▸ Aim of the task
Return the material exactly, first line through the line containing "-2.7, 0.6, -2.62];", and nothing more. Pictures stay out.
━━━━━ Information shown
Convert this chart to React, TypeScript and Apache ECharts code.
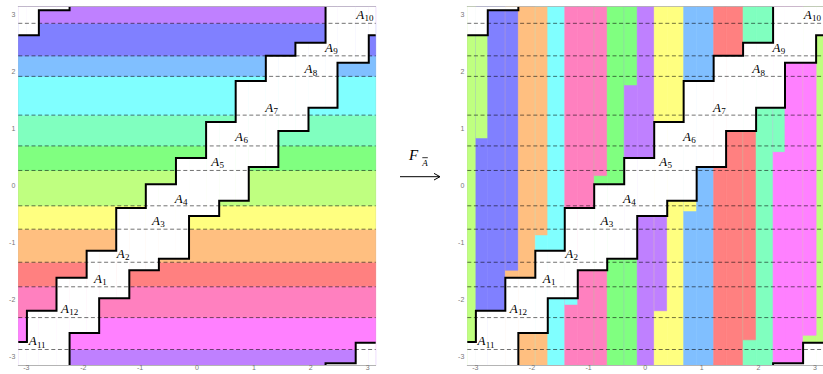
import { useEffect, useRef } from 'react';
import * as echarts from 'echarts';

const PI = Math.PI;

// Partition of the circle into A1..A12: lower edge of each band (A10 wraps through ±π)
const BAND_LOW = [-1.77, -1.34, -0.76, -0.35, 0.27, 0.7, 1.24, 1.92, 2.28, 2.85, -2.87, -2.31];
const BAND_COLORS = [
  '#ff8080', '#ffbf80', '#ffff80', '#bfff80', '#80ff80', '#80ffbf',
  '#80ffff', '#80bfff', '#8080ff', '#bf80ff', '#ff80ff', '#ff80bf',
];

// Upper staircase: x of each jump and the level on each of the 13 pieces
const UPPER_X = [-2.99, -2.47, -1.94, -1.42, -0.9, -0.37, 0.16, 0.68, 1.21, 1.73, 2.26, 2.79];
const UPPER_Y = [-2.74, -2.19, -1.61, -1.14, -0.39, 0.03, 0.49, 1.12, 1.84, 2.28, 2.51, -3.11, -2.75];
// Lower staircase
const LOWER_X = [-2.78, -2.24, -1.72, -1.19, -0.67, -0.14, 0.39, 0.91, 1.43, 1.96, 2.47, 3.02];
const LOWER_Y = [2.64, 3.08, -2.58, -1.97, -1.48, -1.28, -0.53, -0.26, 0.33, 0.96, 1.37, 2.16, 2.64];

// Image under F: vertical strips left to right (band index) and, in each notch,
// the height where the left strip's colour starts (it runs upward to the lower staircase)
const IMAGE_ORDER = [3, 8, 1, 6, 11, 4, 9, 2, 7, 0, 5, 10];
const IMAGE_SPLIT = [0.84, -1.48, -0.86, -2.08, 0.18, 1.77, -2.19, -0.44, 0.33, -2.7, 0.6, -2.62];

// Label anchors for A1..A12
const LABEL_X = [-1.74, -1.34, -0.72, -0.32, 0.32, 0.74, 1.27, 1.96, 2.32, 2.87, -2.89, -2.32];
const LABEL_Y = [-1.63, -1.18, -0.6, -0.22, 0.42, 0.86, 1.38, 2.05, 2.42, 3.0, -2.72, -2.15];

const MAJOR_TICKS = [-3, -2, -1, 0, 1, 2, 3];
const MINOR_TICKS: number[] = [];
for (let k = -15; k <= 15; k++) {
  if (k % 5 !== 0) MINOR_TICKS.push(Math.round(k * 20) / 100);
}

const FRAME = '#b4b4b4';
const SERIF = '"Liberation Serif", "DejaVu Serif", serif';

function levelAt(xs: number[], ys: number[], x: number) {
  let i = 0;
  while (i < xs.length && xs[i] < x) i++;
  return ys[i];
}

// Staircase as polylines on the torus: a downward jump means the step wraps through ±π
function stairPaths(xs: number[], ys: number[]) {
  const paths: number[][][] = [];
  let cur: number[][] = [[-PI, ys[0]]];
  for (let k = 0; k < xs.length; k++) {
    cur.push([xs[k], ys[k]]);
    if (ys[k + 1] >= ys[k]) {
      cur.push([xs[k], ys[k + 1]]);
    } else {
      cur.push([xs[k], PI]);
      paths.push(cur);
      cur = [[xs[k], -PI], [xs[k], ys[k + 1]]];
    }
  }
  cur.push([PI, ys[ys.length - 1]]);
  paths.push(cur);
  return paths;
}

function makeRenderItem(image: boolean) {
  return (_params: any, api: any) => {
    const c = (x: number, y: number) => api.coord([x, y]);
    const children: any[] = [];
    const rect = (x0: number, x1: number, y0: number, y1: number, fill: string) => {
      if (y1 - y0 < 1e-6 || x1 - x0 < 1e-6) return;
      const a = c(x0, y1);
      const b = c(x1, y0);
      children.push({
        type: 'rect',
        shape: { x: a[0], y: a[1], width: b[0] - a[0], height: b[1] - a[1] },
        style: { fill, stroke: fill, lineWidth: 0.6 },
      });
    };
    // cyclic interval [lo, hi] going upward through ±π if needed
    const cyclicRect = (x0: number, x1: number, lo: number, hi: number, fill: string) => {
      if (lo <= hi) rect(x0, x1, lo, hi, fill);
      else {
        rect(x0, x1, lo, PI, fill);
        rect(x0, x1, -PI, hi, fill);
      }
    };

    if (!image) {
      // horizontal bands A1..A12
      for (let i = 0; i < 12; i++) {
        cyclicRect(-PI, PI, BAND_LOW[i], BAND_LOW[(i + 1) % 12], BAND_COLORS[i]);
      }
    } else {
      // vertical strips with notched boundaries
      for (let j = 0; j < 12; j++) {
        const col = BAND_COLORS[IMAGE_ORDER[j]];
        const right = BAND_COLORS[IMAGE_ORDER[(j + 1) % 12]];
        const start = j === 0 ? -PI : LOWER_X[j - 1];
        rect(start, UPPER_X[j], -PI, PI, col);
        if (j === 0) rect(LOWER_X[11], PI, -PI, PI, col);
        // notch between strip j and strip j+1
        rect(UPPER_X[j], LOWER_X[j], -PI, PI, right);
        if (Math.abs(IMAGE_SPLIT[j] - LOWER_Y[j]) > 1e-6) {
          cyclicRect(UPPER_X[j], LOWER_X[j], IMAGE_SPLIT[j], LOWER_Y[j], col);
        }
      }
    }

    // blank strip between the two staircases
    const cuts = [-PI, ...UPPER_X, ...LOWER_X, PI].sort((a, b) => a - b);
    for (let k = 0; k < cuts.length - 1; k++) {
      const a = cuts[k];
      const b = cuts[k + 1];
      if (b - a < 1e-6) continue;
      const m = (a + b) / 2;
      cyclicRect(a, b, levelAt(LOWER_X, LOWER_Y, m), levelAt(UPPER_X, UPPER_Y, m), '#ffffff');
    }

    // dashed band boundaries
    for (const y of BAND_LOW) {
      const a = c(-PI, y);
      const b = c(PI, y);
      children.push({
        type: 'line',
        shape: { x1: a[0], y1: a[1], x2: b[0], y2: b[1] },
        style: { stroke: 'rgba(0,0,0,0.62)', lineWidth: 0.9, lineDash: [4, 2.6] },
      });
    }

    // staircases
    for (const [xs, ys] of [[UPPER_X, UPPER_Y], [LOWER_X, LOWER_Y]] as number[][][]) {
      for (const path of stairPaths(xs, ys)) {
        children.push({
          type: 'polyline',
          shape: { points: path.map(([x, y]) => c(x, y)) },
          style: { stroke: '#000', lineWidth: 2, fill: 'none', lineJoin: 'miter' },
        });
      }
    }

    // labels A_n
    for (let i = 0; i < 12; i++) {
      const p = c(LABEL_X[i], LABEL_Y[i]);
      children.push({
        type: 'text',
        x: p[0],
        y: p[1],
        style: {
          text: 'A', fontSize: 13, fontStyle: 'italic', fontFamily: SERIF,
          fill: '#000', align: 'center', verticalAlign: 'middle',
        },
      });
      children.push({
        type: 'text',
        x: p[0] + 4.3,
        y: p[1] + 3.6,
        style: {
          text: String(i + 1), fontSize: 9, fontFamily: SERIF,
          fill: '#000', align: 'left', verticalAlign: 'middle',
        },
      });
    }
    return { type: 'group', children };
  };
}

const GRIDS = [
  { left: 18.3, top: 6.7, width: 357.4, height: 358.3 },
  { left: 467.3, top: 6.7, width: 357.4, height: 358.3 },
];

const TICK_FONT = '"Liberation Sans", sans-serif';

function xAxes(g: number) {
  const base = { type: 'value', gridIndex: g, min: -PI, max: PI, splitLine: { show: false } };
  const tick = (values: number[], len: number) => ({
    show: true, inside: true, length: len, customValues: values,
    lineStyle: { color: FRAME, width: 0.8 },
  });
  return [
    {
      ...base, position: 'bottom',
      axisLine: { show: true, onZero: false, lineStyle: { color: FRAME, width: 1 } },
      axisTick: tick(MAJOR_TICKS, 4),
      axisLabel: { show: true, customValues: MAJOR_TICKS, fontSize: 7, color: '#777', margin: -1, fontFamily: TICK_FONT },
    },
    { ...base, position: 'bottom', axisLine: { show: false, onZero: false }, axisTick: tick(MINOR_TICKS, 2), axisLabel: { show: false } },
    {
      ...base, position: 'top',
      axisLine: { show: true, onZero: false, lineStyle: { color: FRAME, width: 1 } },
      axisTick: tick(MAJOR_TICKS, 4), axisLabel: { show: false },
    },
    { ...base, position: 'top', axisLine: { show: false, onZero: false }, axisTick: tick(MINOR_TICKS, 2), axisLabel: { show: false } },
  ];
}

function yAxes(g: number) {
  const base = { type: 'value', gridIndex: g, min: -PI, max: PI, splitLine: { show: false } };
  const tick = (values: number[], len: number) => ({
    show: true, inside: true, length: len, customValues: values,
    lineStyle: { color: FRAME, width: 0.8 },
  });
  return [
    {
      ...base, position: 'left',
      axisLine: { show: true, onZero: false, lineStyle: { color: FRAME, width: 1 } },
      axisTick: tick(MAJOR_TICKS, 4),
      axisLabel: { show: true, customValues: MAJOR_TICKS, fontSize: 7, color: '#777', margin: 3, fontFamily: TICK_FONT },
    },
    { ...base, position: 'left', axisLine: { show: false, onZero: false }, axisTick: tick(MINOR_TICKS, 2), axisLabel: { show: false } },
    {
      ...base, position: 'right',
      axisLine: { show: true, onZero: false, lineStyle: { color: FRAME, width: 1 } },
      axisTick: tick(MAJOR_TICKS, 4), axisLabel: { show: false },
    },
    { ...base, position: 'right', axisLine: { show: false, onZero: false }, axisTick: tick(MINOR_TICKS, 2), axisLabel: { show: false } },
  ];
}

export default function App() {
  const ref = useRef<HTMLDivElement>(null);
  useEffect(() => {
    if (!ref.current) return;
    const chart = echarts.init(ref.current, undefined, { renderer: 'svg' });
    chart.setOption({
      animation: false,
      backgroundColor: '#ffffff',
      grid: GRIDS,
      xAxis: [...xAxes(0), ...xAxes(1)],
      yAxis: [...yAxes(0), ...yAxes(1)],
      series: [0, 1].map((g) => ({
        type: 'custom',
        xAxisIndex: g * 4,
        yAxisIndex: g * 4,
        clip: true,
        silent: true,
        data: [[0, 0]],
        renderItem: makeRenderItem(g === 1),
      })),
      graphic: [
        {
          type: 'text', x: 413.5, y: 155,
          style: { text: 'F', fontSize: 15, fontStyle: 'italic', fontFamily: SERIF, fill: '#000', align: 'center', verticalAlign: 'middle' },
        },
        {
          type: 'text', x: 425, y: 163,
          style: { text: 'A', fontSize: 9, fontStyle: 'italic', fontFamily: SERIF, fill: '#000', align: 'center', verticalAlign: 'middle' },
        },
        { type: 'line', shape: { x1: 422.3, y1: 157.7, x2: 427.8, y2: 157.7 }, style: { stroke: '#000', lineWidth: 0.8 } },
        { type: 'line', shape: { x1: 400, y1: 176.7, x2: 439.5, y2: 176.7 }, style: { stroke: '#000', lineWidth: 1 } },
        {
          type: 'polyline',
          shape: { points: [[434, 173.4], [440, 176.7], [434, 180]] },
          style: { stroke: '#000', lineWidth: 1, fill: 'none' },
        },
      ],
    });
    return () => chart.dispose();
  }, []);
  return (
    <div
      ref={ref}
      style={{ position: 'fixed', left: 0, top: 0, width: 823, height: 374, background: '#fff' }}
    />
  );
}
━━━━━━━━━━
▸ Response to the task
Convert this chart to React, TypeScript and Apache ECharts code.
import { useEffect, useRef } from 'react';
import * as echarts from 'echarts';

const PI = Math.PI;

// Partition of the circle into A1..A12: lower edge of each band (A10 wraps through ±π)
const BAND_LOW = [-1.77, -1.34, -0.76, -0.35, 0.27, 0.7, 1.24, 1.92, 2.28, 2.85, -2.87, -2.31];
const BAND_COLORS = [
  '#ff8080', '#ffbf80', '#ffff80', '#bfff80', '#80ff80', '#80ffbf',
  '#80ffff', '#80bfff', '#8080ff', '#bf80ff', '#ff80ff', '#ff80bf',
];

// Upper staircase: x of each jump and the level on each of the 13 pieces
const UPPER_X = [-2.99, -2.47, -1.94, -1.42, -0.9, -0.37, 0.16, 0.68, 1.21, 1.73, 2.26, 2.79];
const UPPER_Y = [-2.74, -2.19, -1.61, -1.14, -0.39, 0.03, 0.49, 1.12, 1.84, 2.28, 2.51, -3.11, -2.75];
// Lower staircase
const LOWER_X = [-2.78, -2.24, -1.72, -1.19, -0.67, -0.14, 0.39, 0.91, 1.43, 1.96, 2.47, 3.02];
const LOWER_Y = [2.64, 3.08, -2.58, -1.97, -1.48, -1.28, -0.53, -0.26, 0.33, 0.96, 1.37, 2.16, 2.64];

// Image under F: vertical strips left to right (band index) and, in each notch,
// the height where the left strip's colour starts (it runs upward to the lower staircase)
const IMAGE_ORDER = [3, 8, 1, 6, 11, 4, 9, 2, 7, 0, 5, 10];
const IMAGE_SPLIT = [0.84, -1.48, -0.86, -2.08, 0.18, 1.77, -2.19, -0.44, 0.33, -2.7, 0.6, -2.62];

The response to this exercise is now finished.